14 June 2006 | horn-5
Why not just leave hair-brain critiques out of it.
The film was the motion picture industry's contribution---hence the MPPDA production credit--- to the New York and San Francisco World's Fairs, where it was shown daily throughout the run of both expositions. It was sponsored by the Will Hays organization, and Hays himself worked closely with Cecil B. DeMille and James T. Shotwell, Bryce Professor of History of International Relations at Columbia University, the two individuals who contributed---a key word---most in time and effort. The object was to scan the previous 25 years (1913-1939)of Hollywood production, coupled with newsreel contributions, and build up a panorama of the drama of American history, and the social and economic developments through the various historical eras down to 1939 as seen through the previous 25 years of film production.

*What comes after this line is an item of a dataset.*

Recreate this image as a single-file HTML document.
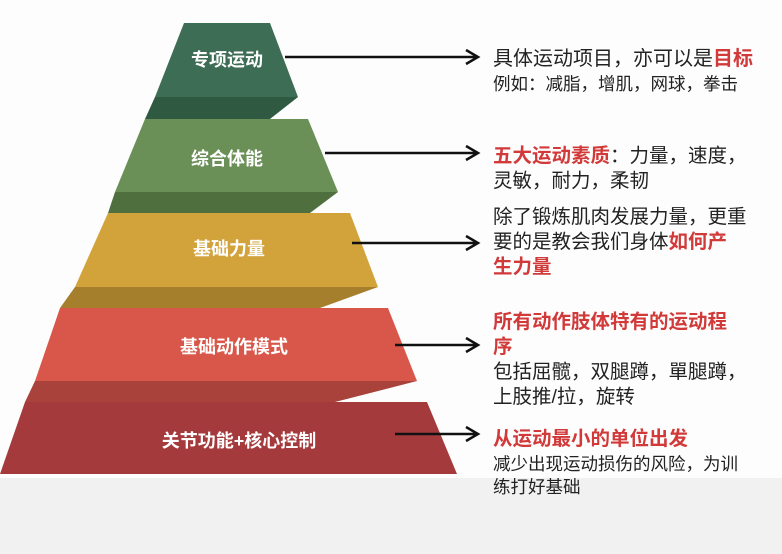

DeMille undertook the responsibility of assembling and editing the film. A mass of potential material was examined in Hollywood, where the dubbing, recording, cutting and physical preparation of the negative were handled. Seletion of material involved examining over 2,000,000 feet of film and the completed production ran 14 reels (137 minutes.) The oldest film represented was from D. W. Griffith's "America" (1914)and the most recent was from Warner's "The Bill of Rights", a short subject in their historical series.
The editing and matching of scenes sometimes involved more than one film in various sequences, as in the segment covering the last day in the life of Abraham Lincoln, starting with a meeting with his cabinet and concluding to his departure for Ford's Theater; this sequence was composed from 1930's "Abraham Lincoln" and 1936's "The Prisoner of Shark Island." Seven of the American presidents are portrayed by actors, while Teddy Roosevelt appears in three different stages of his career from newsreel clips, and Presidents Woodrow Wilson and Franklin D. Roosevelt (who opens and closes the film) also appear via newsreel footage.
The finished product contained footage from 125 feature films and short subjects and countless newsreel shots. At the close, an alphabetical list gives credit to the various individuals and organizations contributing to the production by donating---key word---their film properties, money and time.
And, yes, one of the stated purposes was to instill a love of country in the minds of the youth of the country, and the new citizens of foreign birth. And, close to the majority of the people who worked on and paid for this production beyond the donation of the property rights (with no monetary return expected) were born outside of the United States..and damn glad they were now U.S. citizens.